How often has a family member or friend complained that they didn’t know how to deal with bikers and bike lanes when driving? What seems second nature to bikers can be confusing to motorists.
We are fortunate that Fairfax County continues to add various types of bike lanes to connect people to neighborhoods, shopping, public transportation, and jobs. But the range of bike lanes in the county does not it make it easier for motorists to know what to do. So, please help your friends and family and share the following information courtesy of the Fairfax County Department of Transportation.
Sharrow: Shared lane markings (photo 1) indicate a shared travel lane for bicycles and cars. Motorists may legally cross the double yellow line in order to safely pass a person riding a bicycle as long as the oncoming lane is clear.
Bike Lanes: Bike lanes come in four styles but each give bicycles and cars their own spaces, making it safer to motorists to pass legally or to continue unimpeded in their lane.
- For standard bike lanes (photo 2), motorists should stay outside the bike lane except when making a right turn. Motorists, after checking to see the lane is clear and yielding to bicyclists, can then merge into the bike lane to make the right turn.

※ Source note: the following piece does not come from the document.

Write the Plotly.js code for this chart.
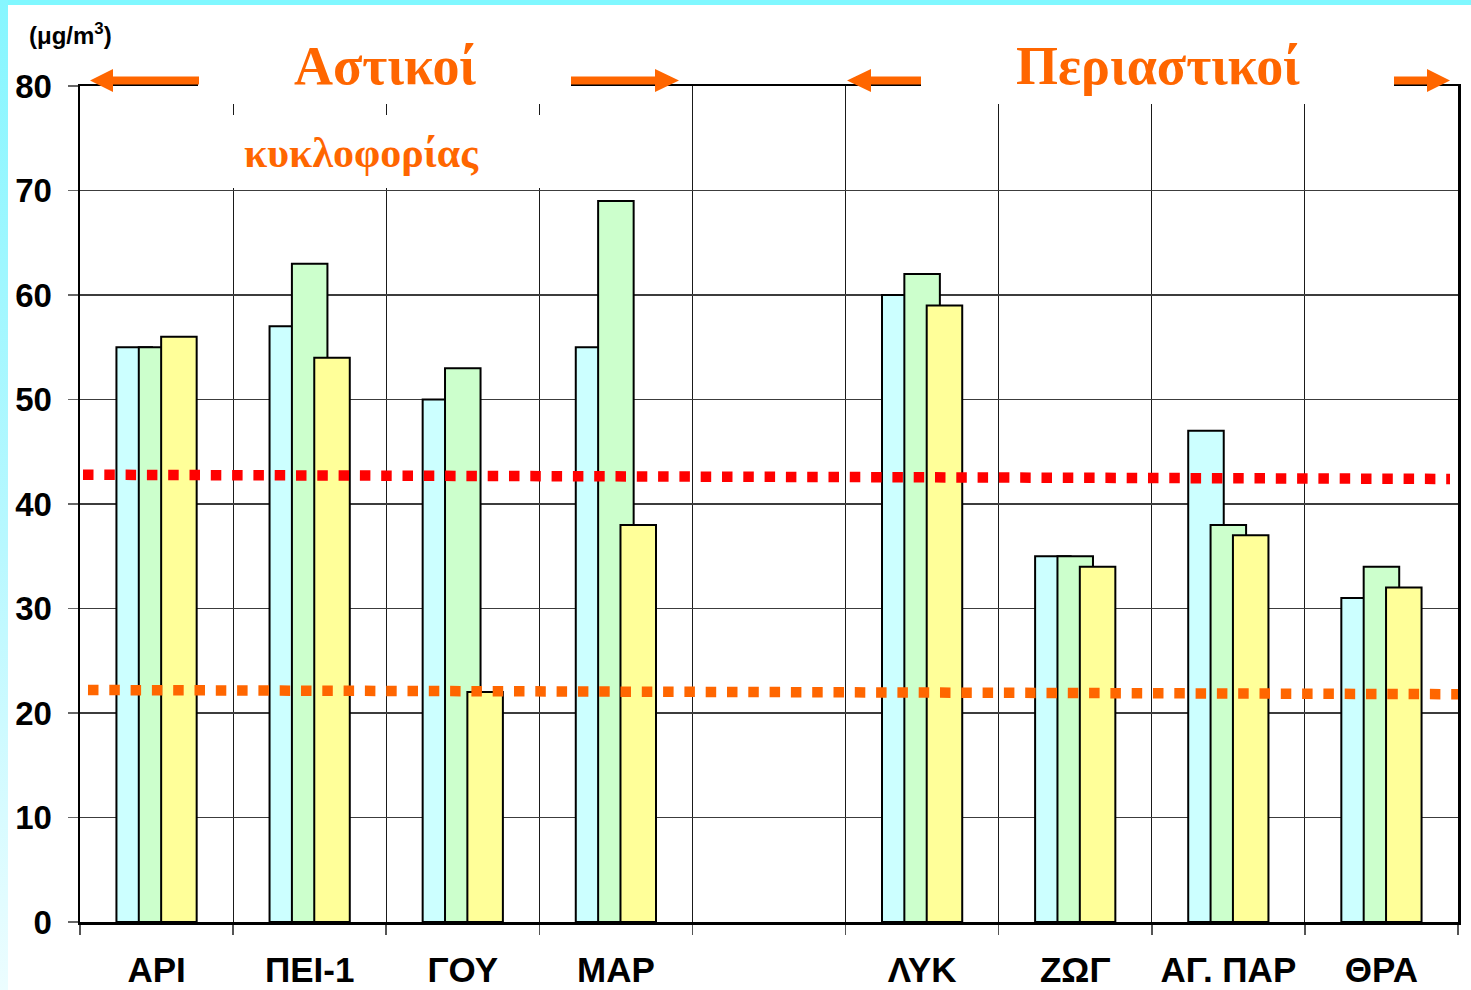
<!DOCTYPE html>
<html>
<head>
<meta charset="utf-8">
<script src="https://cdn.plot.ly/plotly-3.0.1.min.js"></script>
<style>
  html, body { margin: 0; padding: 0; background: #ffffff; }
  #wrap { position: relative; width: 1471px; height: 990px; overflow: hidden; }
  #chart { position: absolute; left: 0; top: 0; width: 1471px; height: 990px; }
  #topband { position: absolute; left: 0; top: 0; width: 1471px; height: 5px; background: #80F8FF; z-index: 5; }
  #leftband { position: absolute; left: 0; top: 0; width: 8px; height: 990px; z-index: 5;
              background: linear-gradient(to bottom, #86F6FF 0%, #B8F8FF 55%, #ECFDFF 100%); }
</style>
</head>
<body>
<div id="wrap">
  <div id="chart"></div>
  <div id="topband"></div>
  <div id="leftband"></div>
</div>
<script>
// ---- data ----
const categories   = ['ΑΡΙ', 'ΠΕΙ-1', 'ΓΟΥ', 'ΜΑΡ', ' ', 'ΛΥΚ', 'ΖΩΓ', 'ΑΓ. ΠΑΡ', 'ΘΡΑ'];
const seriesCyan   = [55, 57, 50, 55, null, 60, 35, 47, 31];
const seriesGreen  = [55, 63, 53, 69, null, 62, 35, 38, 34];
const seriesYellow = [56, 54, 22, 38, null, 59, 34, 37, 32];
const yTickVals    = [0, 10, 20, 30, 40, 50, 60, 70, 80];
const redLimit     = [42.8, 42.4];   // start / end level of red dotted line
const orangeLimit  = [22.2, 21.8];   // start / end level of orange dotted line
const unitLabel    = '(μg/m<sup>3</sup>)';
const groupUrban   = 'Αστικοί';
const groupTraffic = 'κυκλοφορίας';
const groupSuburb  = 'Περιαστικοί';

// ---- layout helpers (pixel -> paper) ----
const L = 80, R = 1458, T = 86, B = 922;
const px = v => (v - L) / (R - L);
const py = v => (B - v) / (B - T);

const barW = 0.232;
const offs = [-0.262, -0.116, 0.030];
const outline = { color: '#000000', width: 2 };

function barTrace(vals, color, off) {
  return {
    type: 'bar', x: categories, y: vals, width: barW, offset: off,
    marker: { color: color, line: outline }, hoverinfo: 'skip'
  };
}

const traces = [
  barTrace(seriesCyan,   '#CCFFFF', offs[0]),
  barTrace(seriesGreen,  '#CCFFCC', offs[1]),
  barTrace(seriesYellow, '#FFFF99', offs[2])
];

function arrow(tail, headBase, tip, yc) {
  const st = yc - 4, sb = yc + 4, ht = yc - 11.5, hb = yc + 11.5;
  return 'M' + px(tip) + ',' + py(yc) +
         ' L' + px(headBase) + ',' + py(ht) +
         ' L' + px(headBase) + ',' + py(st) +
         ' L' + px(tail) + ',' + py(st) +
         ' L' + px(tail) + ',' + py(sb) +
         ' L' + px(headBase) + ',' + py(sb) +
         ' L' + px(headBase) + ',' + py(hb) + ' Z';
}

const orange = '#FF6600';
const shapes = [
  // dotted limit lines
  { type: 'line', xref: 'paper', yref: 'y', x0: px(83), x1: px(1450), y0: redLimit[0], y1: redLimit[1],
    line: { color: '#FF0000', width: 10.5, dash: '10.5px,10.8px' }, layer: 'above' },
  { type: 'line', xref: 'paper', yref: 'y', x0: px(88), x1: px(1458), y0: orangeLimit[0], y1: orangeLimit[1],
    line: { color: orange, width: 10.5, dash: '10.5px,10.8px' }, layer: 'above' },
  // white label boxes
  { type: 'rect', xref: 'paper', yref: 'paper', x0: px(198), x1: px(571), y0: py(104), y1: py(30),
    fillcolor: '#ffffff', line: { width: 0 }, layer: 'above' },
  { type: 'rect', xref: 'paper', yref: 'paper', x0: px(205), x1: px(560), y0: py(188), y1: py(115),
    fillcolor: '#ffffff', line: { width: 0 }, layer: 'above' },
  { type: 'rect', xref: 'paper', yref: 'paper', x0: px(921), x1: px(1394), y0: py(104), y1: py(30),
    fillcolor: '#ffffff', line: { width: 0 }, layer: 'above' },
  // arrows
  { type: 'path', xref: 'paper', yref: 'paper', path: arrow(199, 113, 90, 80.5), fillcolor: orange, line: { width: 0 }, layer: 'above' },
  { type: 'path', xref: 'paper', yref: 'paper', path: arrow(571, 655, 679, 80.5), fillcolor: orange, line: { width: 0 }, layer: 'above' },
  { type: 'path', xref: 'paper', yref: 'paper', path: arrow(921, 871, 847, 80.5), fillcolor: orange, line: { width: 0 }, layer: 'above' },
  { type: 'path', xref: 'paper', yref: 'paper', path: arrow(1394, 1427, 1450, 80.5), fillcolor: orange, line: { width: 0 }, layer: 'above' }
];

const serif = 'Liberation Serif, Times New Roman, serif';
const annotations = [
  { xref: 'paper', yref: 'paper', x: px(27), y: py(34), xanchor: 'left', yanchor: 'middle', showarrow: false,
    text: unitLabel, font: { family: 'Liberation Sans, Arial, sans-serif', size: 24, weight: 700, color: '#000' } },
  { xref: 'paper', yref: 'paper', x: px(385), y: py(66), xanchor: 'center', yanchor: 'middle', showarrow: false,
    text: groupUrban, font: { family: serif, size: 54, weight: 700, color: orange } },
  { xref: 'paper', yref: 'paper', x: px(361.5), y: py(153), xanchor: 'center', yanchor: 'middle', showarrow: false,
    text: groupTraffic, font: { family: serif, size: 42, weight: 700, color: orange } },
  { xref: 'paper', yref: 'paper', x: px(1157.5), y: py(66), xanchor: 'center', yanchor: 'middle', showarrow: false,
    text: groupSuburb, font: { family: serif, size: 54, weight: 700, color: orange } }
];

const layout = {
  width: 1471, height: 990,
  margin: { l: L, r: 1471 - R, t: T, b: 990 - B, pad: 0 },
  paper_bgcolor: '#ffffff', plot_bgcolor: '#ffffff',
  showlegend: false, barmode: 'overlay',
  xaxis: {
    type: 'category', categoryorder: 'array', categoryarray: categories,
    range: [-0.5, 8.5], tickson: 'boundaries', tickangle: 0,
    ticks: 'outside', ticklen: 10, tickwidth: 1.5, tickcolor: '#555',
    showgrid: true, gridcolor: '#1a1a1a', gridwidth: 1,
    showline: true, linecolor: '#000', linewidth: 2.5, mirror: true,
    tickfont: { family: 'Liberation Sans Narrow, Arial Narrow, Liberation Sans, Arial, sans-serif', size: 35, weight: 700, color: '#000' },
    ticklabelstandoff: 15, fixedrange: true
  },
  yaxis: {
    range: [0, 80], tickmode: 'array', tickvals: yTickVals,
    ticks: 'outside', ticklen: 10, tickwidth: 1.5, tickcolor: '#666',
    showgrid: true, gridcolor: '#3c3c3c', gridwidth: 1.5, zeroline: false,
    showline: true, linecolor: '#000', linewidth: 2.5, mirror: true,
    tickfont: { family: 'Liberation Sans, Arial, sans-serif', size: 33, weight: 700, color: '#000' },
    ticklabelstandoff: 9, fixedrange: true
  },
  shapes: shapes,
  annotations: annotations
};

Plotly.newPlot('chart', traces, layout, { staticPlot: true, displayModeBar: false });
</script>
</body>
</html>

- Buffered bike lanes (photo 3) provide additional space between bicycles and cars. The extra space is intended to cyclists and drivers more comfortable and confident. Motorist should not drive or park in the painted buffer or in the buffered bike lane.
- Separated bike lanes (photo 4) are divided from regular travel lanes by physical barriers. As with buffered lanes, motorists should not drive or park in the bike lane. Drivers also should watch for cyclists and use caution when making a right turn.
- Green bike lanes (photo 5) features painted green pavement to highlight areas where people driving and cycling should pay extra attention. Green pavement is usually used at locations where drivers need to cross over the bike lane. Motorists still need to yield to bicyclists when crossing the green bike lane.
Tell your motorist friends that, where there are no bike lanes, cyclists are required to ride as far to the right of the road as safely practicable but that they may take the full lane if safety requires it. Also, if bike lanes are unsafe due to debris, snow, or obstacles such as trash cans, bikers may choose not to use the bike lanes and ride in the road.